I may sound like I have been fairly negative in many of my critisisms of Golden Abyss thus far. The truth is, as is often the case with games that are released on day one; there are these constant niggling problems that could have been fixed and would have made this title a true must have. I really did have a lot of fun with Golden Abyss but it just isn’t quite up their with the quality of the console releases. Yes, it looks amazing, and is nearly as impressive as early PS3 titles, but it’s also running at a reduced resolution and as a result some of the jaggies are horrendous. Yes, it controls fantastically but the gimmicks more often than not intrude and become particularly annoying towards the end of the game. Yes, the script and acting are amazing, and the story is great too, but it just isn’t quite as good as Naughty Dog’s titles and as a result it often feels like taking a small step backwards when playing. On the other hand, having a title that looks this good, sounds this good (the orchestral score is as ever absolutely amazing) and really does play well from start to finish means I would still recommend it if you are a fan of the series. Added to that the fact that it’s currently completely free if you’re a Playstation Plus subscriber and you’re onto a winner. I urge you to try it as I’m certainly sure there’s fun to be had here, just don’t go expecting an experience that’s quite as good as Naughty Dog’s offerings. As it works out cheaper to get a Playstation Plus subscription for a year than it does to buy Uncharted at full retail price, you’d be mad not to.

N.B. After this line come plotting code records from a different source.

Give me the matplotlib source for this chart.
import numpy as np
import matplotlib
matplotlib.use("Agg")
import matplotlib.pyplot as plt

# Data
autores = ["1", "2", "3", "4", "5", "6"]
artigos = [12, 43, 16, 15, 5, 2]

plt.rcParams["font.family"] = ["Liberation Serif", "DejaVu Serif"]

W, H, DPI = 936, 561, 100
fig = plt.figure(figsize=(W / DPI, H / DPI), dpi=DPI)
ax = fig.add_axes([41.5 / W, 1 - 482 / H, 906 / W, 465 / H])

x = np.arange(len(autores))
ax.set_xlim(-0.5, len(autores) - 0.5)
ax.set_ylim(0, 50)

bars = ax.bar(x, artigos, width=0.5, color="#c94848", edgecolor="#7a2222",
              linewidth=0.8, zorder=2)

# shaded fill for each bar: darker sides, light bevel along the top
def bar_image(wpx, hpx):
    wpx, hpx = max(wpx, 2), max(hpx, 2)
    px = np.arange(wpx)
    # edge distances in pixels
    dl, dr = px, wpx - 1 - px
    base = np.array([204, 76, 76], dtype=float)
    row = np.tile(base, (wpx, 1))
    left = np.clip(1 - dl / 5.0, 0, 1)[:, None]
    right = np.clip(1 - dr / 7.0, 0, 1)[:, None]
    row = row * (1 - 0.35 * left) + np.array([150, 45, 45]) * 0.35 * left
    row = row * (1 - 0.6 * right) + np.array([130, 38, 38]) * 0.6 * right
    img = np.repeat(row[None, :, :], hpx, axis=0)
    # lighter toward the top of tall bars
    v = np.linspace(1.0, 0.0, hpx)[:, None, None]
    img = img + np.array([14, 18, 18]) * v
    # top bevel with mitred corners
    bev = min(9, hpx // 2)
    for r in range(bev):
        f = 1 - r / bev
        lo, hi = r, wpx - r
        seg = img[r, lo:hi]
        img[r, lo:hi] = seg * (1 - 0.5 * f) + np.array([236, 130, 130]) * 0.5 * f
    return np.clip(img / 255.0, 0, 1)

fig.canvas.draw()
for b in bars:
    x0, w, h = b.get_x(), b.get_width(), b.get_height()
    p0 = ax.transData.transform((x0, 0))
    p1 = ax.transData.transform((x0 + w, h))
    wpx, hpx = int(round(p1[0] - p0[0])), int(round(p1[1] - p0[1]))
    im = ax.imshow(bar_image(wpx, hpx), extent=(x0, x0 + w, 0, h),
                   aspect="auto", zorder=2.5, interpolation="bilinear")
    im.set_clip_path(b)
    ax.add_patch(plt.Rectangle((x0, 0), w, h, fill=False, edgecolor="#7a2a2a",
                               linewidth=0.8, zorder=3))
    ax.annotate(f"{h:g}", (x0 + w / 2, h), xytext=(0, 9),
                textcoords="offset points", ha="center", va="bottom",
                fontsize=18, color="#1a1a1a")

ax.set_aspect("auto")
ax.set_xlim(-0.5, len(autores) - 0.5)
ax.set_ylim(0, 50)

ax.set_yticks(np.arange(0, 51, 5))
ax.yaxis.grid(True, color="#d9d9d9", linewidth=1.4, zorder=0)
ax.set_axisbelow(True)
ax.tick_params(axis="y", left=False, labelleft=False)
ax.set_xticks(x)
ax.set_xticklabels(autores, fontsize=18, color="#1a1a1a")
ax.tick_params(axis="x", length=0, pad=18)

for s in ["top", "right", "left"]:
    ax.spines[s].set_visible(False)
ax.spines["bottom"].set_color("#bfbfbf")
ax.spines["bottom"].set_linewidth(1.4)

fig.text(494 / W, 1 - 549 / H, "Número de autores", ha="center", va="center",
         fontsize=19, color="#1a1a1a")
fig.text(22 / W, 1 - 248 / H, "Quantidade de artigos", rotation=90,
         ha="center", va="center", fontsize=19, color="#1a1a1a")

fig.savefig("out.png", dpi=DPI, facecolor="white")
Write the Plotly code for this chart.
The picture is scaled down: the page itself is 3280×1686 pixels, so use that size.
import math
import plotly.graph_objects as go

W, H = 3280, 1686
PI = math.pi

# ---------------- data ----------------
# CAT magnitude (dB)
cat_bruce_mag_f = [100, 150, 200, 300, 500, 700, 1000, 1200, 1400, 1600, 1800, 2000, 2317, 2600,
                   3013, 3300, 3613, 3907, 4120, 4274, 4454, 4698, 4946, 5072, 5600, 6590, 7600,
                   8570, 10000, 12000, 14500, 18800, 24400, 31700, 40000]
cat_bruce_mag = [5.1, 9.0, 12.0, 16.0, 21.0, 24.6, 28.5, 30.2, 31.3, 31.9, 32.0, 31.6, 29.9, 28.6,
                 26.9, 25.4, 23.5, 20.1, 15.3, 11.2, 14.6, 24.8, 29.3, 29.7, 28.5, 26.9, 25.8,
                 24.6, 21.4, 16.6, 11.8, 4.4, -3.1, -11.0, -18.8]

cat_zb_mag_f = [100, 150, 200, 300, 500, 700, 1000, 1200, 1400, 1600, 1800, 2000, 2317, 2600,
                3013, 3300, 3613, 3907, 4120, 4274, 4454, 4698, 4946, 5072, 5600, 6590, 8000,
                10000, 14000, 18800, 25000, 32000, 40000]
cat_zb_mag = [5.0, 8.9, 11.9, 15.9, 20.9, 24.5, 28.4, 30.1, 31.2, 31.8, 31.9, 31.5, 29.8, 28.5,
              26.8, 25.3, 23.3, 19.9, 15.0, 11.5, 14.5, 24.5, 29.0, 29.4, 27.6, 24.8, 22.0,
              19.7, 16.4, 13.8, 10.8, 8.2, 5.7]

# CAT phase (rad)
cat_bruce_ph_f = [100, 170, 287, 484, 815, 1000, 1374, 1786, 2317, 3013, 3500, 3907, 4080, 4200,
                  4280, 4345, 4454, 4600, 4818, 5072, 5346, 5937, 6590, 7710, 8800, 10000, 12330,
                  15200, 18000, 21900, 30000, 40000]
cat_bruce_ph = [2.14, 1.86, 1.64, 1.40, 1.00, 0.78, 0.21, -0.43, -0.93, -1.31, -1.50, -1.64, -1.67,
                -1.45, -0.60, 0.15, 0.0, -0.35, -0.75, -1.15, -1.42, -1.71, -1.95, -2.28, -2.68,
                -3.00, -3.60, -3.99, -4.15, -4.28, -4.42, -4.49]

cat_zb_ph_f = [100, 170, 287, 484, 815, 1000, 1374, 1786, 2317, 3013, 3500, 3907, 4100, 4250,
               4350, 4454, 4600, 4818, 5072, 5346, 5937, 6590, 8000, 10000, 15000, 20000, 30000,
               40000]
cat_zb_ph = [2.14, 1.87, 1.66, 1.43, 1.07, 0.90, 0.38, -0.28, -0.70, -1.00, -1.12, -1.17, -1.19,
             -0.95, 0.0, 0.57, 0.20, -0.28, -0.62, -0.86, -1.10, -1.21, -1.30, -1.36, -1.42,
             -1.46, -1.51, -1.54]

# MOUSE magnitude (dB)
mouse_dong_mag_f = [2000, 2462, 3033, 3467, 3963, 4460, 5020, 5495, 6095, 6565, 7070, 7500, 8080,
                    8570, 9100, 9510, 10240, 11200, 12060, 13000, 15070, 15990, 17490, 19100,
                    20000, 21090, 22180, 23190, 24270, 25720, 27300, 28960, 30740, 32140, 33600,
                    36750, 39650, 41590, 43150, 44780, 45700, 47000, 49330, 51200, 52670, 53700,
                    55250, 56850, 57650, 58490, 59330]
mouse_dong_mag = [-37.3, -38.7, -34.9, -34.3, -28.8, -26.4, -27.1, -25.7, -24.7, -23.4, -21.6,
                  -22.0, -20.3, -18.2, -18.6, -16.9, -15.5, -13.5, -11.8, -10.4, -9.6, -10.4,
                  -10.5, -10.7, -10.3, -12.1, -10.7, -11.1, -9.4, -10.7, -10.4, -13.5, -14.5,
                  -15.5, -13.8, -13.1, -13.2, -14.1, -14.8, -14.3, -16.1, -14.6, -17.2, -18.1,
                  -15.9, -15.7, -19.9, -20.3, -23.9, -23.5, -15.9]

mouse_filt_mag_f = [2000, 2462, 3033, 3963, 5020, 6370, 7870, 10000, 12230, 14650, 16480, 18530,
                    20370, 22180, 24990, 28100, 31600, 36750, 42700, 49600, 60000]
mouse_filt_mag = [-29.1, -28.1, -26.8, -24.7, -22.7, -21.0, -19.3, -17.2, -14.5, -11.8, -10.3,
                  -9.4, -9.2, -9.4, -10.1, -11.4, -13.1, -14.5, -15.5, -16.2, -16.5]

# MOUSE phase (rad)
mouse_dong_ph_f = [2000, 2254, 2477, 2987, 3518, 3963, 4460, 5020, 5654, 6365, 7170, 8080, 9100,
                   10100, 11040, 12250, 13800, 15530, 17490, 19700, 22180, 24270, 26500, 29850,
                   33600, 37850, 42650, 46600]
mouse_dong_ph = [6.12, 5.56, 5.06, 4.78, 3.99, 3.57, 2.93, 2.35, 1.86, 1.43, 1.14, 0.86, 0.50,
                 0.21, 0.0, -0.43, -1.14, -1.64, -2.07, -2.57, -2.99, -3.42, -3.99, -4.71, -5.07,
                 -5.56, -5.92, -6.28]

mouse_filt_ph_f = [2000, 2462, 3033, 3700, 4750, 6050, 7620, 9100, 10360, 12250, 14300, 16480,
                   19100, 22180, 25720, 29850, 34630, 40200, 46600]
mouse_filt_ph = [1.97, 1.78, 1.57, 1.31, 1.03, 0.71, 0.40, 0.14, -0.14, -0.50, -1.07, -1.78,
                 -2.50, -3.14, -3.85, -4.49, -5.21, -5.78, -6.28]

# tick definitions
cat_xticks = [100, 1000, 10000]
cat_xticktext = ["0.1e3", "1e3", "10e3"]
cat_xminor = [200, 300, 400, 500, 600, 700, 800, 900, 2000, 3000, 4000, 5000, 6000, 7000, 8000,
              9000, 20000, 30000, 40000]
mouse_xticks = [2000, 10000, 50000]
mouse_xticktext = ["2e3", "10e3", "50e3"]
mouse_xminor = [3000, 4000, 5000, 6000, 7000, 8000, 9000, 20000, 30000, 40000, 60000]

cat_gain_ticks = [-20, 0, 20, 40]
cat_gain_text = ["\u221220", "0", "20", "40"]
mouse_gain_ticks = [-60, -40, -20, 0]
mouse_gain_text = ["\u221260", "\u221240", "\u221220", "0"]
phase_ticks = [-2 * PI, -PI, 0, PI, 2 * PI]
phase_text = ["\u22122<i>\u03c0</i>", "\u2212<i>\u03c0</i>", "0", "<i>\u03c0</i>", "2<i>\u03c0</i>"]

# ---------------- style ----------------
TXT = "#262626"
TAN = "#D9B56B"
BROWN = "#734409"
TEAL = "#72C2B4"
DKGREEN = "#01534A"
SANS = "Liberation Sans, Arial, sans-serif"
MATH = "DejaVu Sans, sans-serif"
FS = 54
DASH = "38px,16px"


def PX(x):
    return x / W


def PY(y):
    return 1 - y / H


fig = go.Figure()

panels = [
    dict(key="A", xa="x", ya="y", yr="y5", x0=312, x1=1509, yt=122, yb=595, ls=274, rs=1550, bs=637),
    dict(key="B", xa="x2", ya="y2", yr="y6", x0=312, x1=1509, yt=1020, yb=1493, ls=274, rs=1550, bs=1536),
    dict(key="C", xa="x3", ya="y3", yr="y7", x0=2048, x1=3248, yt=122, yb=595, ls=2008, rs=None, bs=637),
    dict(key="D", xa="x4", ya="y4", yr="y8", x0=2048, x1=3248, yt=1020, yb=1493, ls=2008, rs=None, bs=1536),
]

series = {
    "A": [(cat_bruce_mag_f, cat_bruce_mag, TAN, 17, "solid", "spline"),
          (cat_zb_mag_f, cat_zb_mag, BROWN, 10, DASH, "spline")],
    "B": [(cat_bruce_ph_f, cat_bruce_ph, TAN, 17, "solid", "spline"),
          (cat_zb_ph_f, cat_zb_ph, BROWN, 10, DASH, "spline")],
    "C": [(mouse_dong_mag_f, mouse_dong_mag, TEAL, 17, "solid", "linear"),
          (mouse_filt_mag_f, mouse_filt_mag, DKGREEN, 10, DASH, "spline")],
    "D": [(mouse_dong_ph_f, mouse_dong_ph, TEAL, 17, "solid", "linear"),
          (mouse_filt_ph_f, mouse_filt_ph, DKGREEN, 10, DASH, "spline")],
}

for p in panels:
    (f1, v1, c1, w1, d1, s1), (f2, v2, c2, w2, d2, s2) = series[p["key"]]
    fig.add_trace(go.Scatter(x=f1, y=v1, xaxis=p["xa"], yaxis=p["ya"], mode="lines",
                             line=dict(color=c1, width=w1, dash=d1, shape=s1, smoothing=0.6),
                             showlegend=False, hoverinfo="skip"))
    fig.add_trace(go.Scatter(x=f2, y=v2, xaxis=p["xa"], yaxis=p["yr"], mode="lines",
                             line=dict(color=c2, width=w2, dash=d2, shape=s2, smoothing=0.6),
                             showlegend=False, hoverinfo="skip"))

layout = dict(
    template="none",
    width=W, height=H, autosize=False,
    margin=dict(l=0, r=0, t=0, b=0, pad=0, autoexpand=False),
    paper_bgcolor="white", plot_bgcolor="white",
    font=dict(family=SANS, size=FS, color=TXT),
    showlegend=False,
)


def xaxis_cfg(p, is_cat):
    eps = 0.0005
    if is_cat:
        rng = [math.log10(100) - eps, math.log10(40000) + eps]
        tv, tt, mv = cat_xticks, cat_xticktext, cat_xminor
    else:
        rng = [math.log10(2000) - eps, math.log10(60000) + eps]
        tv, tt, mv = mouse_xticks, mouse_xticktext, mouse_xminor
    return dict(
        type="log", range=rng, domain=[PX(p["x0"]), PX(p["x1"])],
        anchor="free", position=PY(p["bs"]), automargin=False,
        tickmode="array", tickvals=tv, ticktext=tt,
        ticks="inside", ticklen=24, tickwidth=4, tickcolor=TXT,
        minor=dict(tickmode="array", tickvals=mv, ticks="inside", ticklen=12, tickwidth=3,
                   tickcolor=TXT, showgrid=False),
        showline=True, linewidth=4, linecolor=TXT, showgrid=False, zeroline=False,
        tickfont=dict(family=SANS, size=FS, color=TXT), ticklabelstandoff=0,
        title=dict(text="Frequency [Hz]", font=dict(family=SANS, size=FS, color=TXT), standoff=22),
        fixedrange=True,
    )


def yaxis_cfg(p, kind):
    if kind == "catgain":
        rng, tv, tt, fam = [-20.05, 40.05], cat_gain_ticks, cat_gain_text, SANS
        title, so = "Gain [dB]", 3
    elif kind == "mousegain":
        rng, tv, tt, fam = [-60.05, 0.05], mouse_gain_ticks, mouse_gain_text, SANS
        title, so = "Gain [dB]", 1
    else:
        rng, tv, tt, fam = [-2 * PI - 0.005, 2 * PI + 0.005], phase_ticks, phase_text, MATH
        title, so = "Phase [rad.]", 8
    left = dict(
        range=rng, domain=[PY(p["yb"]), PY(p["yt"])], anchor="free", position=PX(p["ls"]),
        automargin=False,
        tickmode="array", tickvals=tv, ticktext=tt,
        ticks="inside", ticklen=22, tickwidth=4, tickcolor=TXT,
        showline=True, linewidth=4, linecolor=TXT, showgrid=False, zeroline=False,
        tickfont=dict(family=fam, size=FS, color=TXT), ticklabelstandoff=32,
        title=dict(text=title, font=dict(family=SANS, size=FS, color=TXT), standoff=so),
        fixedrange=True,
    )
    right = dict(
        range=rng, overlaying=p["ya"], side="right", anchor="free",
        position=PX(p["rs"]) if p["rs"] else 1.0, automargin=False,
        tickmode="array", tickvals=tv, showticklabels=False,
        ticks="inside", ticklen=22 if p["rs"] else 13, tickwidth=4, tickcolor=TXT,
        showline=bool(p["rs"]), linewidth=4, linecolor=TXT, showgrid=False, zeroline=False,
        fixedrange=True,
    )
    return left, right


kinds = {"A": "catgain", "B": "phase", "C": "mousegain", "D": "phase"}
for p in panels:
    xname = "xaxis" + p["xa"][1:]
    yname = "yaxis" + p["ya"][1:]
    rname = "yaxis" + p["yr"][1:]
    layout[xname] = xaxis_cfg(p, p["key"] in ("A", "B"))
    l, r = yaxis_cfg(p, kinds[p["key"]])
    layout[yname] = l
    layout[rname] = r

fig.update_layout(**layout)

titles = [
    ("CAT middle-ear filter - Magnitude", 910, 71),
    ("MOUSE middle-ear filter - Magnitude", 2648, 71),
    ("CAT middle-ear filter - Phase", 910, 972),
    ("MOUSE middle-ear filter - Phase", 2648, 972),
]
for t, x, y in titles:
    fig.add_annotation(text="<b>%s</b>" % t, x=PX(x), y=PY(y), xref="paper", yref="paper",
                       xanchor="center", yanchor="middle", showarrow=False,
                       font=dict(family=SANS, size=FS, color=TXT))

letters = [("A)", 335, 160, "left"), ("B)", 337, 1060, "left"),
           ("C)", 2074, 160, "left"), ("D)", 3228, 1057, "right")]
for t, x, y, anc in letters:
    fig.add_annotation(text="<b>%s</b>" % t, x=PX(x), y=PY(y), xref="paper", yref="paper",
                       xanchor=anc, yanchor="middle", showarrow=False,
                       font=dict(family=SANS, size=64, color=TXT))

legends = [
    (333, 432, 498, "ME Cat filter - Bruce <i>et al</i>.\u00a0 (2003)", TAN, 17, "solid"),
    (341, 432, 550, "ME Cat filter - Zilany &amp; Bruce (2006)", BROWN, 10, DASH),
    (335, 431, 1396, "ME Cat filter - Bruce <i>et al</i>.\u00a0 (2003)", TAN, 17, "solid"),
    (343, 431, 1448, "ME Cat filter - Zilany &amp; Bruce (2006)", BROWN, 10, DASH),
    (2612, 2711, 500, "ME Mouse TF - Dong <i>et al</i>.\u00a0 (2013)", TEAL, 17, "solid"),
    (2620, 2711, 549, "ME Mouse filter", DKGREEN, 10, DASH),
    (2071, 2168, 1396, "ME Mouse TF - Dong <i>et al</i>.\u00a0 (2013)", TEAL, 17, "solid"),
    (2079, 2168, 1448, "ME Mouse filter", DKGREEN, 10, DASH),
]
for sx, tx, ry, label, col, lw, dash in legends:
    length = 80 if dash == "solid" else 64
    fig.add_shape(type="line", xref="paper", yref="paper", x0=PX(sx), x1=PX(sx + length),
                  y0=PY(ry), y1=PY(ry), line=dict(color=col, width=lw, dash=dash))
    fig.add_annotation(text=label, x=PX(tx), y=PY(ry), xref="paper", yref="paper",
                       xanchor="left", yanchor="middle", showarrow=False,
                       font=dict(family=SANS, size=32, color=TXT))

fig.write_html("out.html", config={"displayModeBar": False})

One last bit of advice. If you do have Playstation Plus and want to avoid frustration then make sure you utilise cloud saves. I completed the entire game on hard and got nearly half way through again on crushing (which is a painstaking process as the difficulty implies) and during loading the game crashed entirely meaning I had to hard reset my Vita. Upon loading the game again my twenty or so hours of gameplay had disappeared. That is why the screen shots are all from fairly early in the game. My trophy list says I’ve completed it on hard so to have to slog through everything again is currently a bit to depressing! Oh, and if you’re looking for multiplayer, you might want to hope for a sequel.